Testing should prove the changed behavior, not just inflate coverage.
- Test the behavior that changed.
- Prefer fast tests close to the changed logic.
- Add broader integration or end-to-end coverage when the risk crosses boundaries.
- Mock external systems, not the behavior under test.
- Keep tests deterministic and side-effect-safe.
Coverage is a guardrail, not the goal.
Use thresholds if the repo needs them, but do not confuse line coverage with confidence. A smaller number of targeted tests is better than broad but shallow assertions.

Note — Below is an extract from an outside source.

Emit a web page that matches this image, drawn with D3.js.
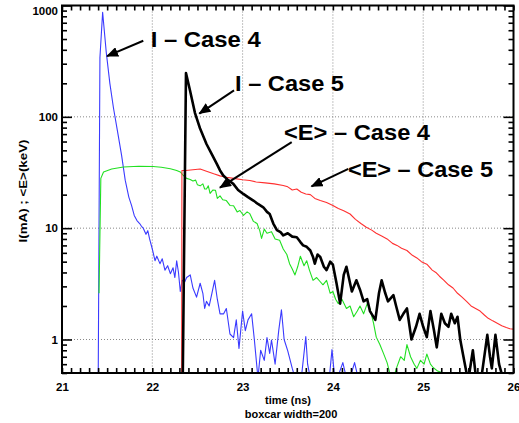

Always consider tests for:
- public interfaces
- business rules and state transitions
- edge cases and invalid inputs
- failure paths and recovery behavior
- security-sensitive logic
- automation scripts that transform or move important data
For scripts, agents, and pipelines, prefer some combination of:
- unit tests for parsing or decision logic
- dry-run modes
- fixtures or golden files
- temp-directory integration tests
- explicit assertions that tracked runtime state is not mutated unintentionally
| Change type | Minimum expectation |
|---|---|
| pure logic refactor | existing tests still pass, add unit tests if behavior was untested |
| new feature | tests for the new behavior and main failure mode |
| bug fix | regression test that would have caught the bug |
| workflow or policy change | validation command or fixture proving the new rule |
| external-state automation | dry-run and temp-path validation |
- keep fixtures minimal
- name tests by behavior
- reset mocks and temp state between tests
- never depend on production data
- avoid flaky network-dependent tests in PR-required CI
A PR should not rely on reviewers to imagine the test plan. State what was validated and why that level of validation is sufficient.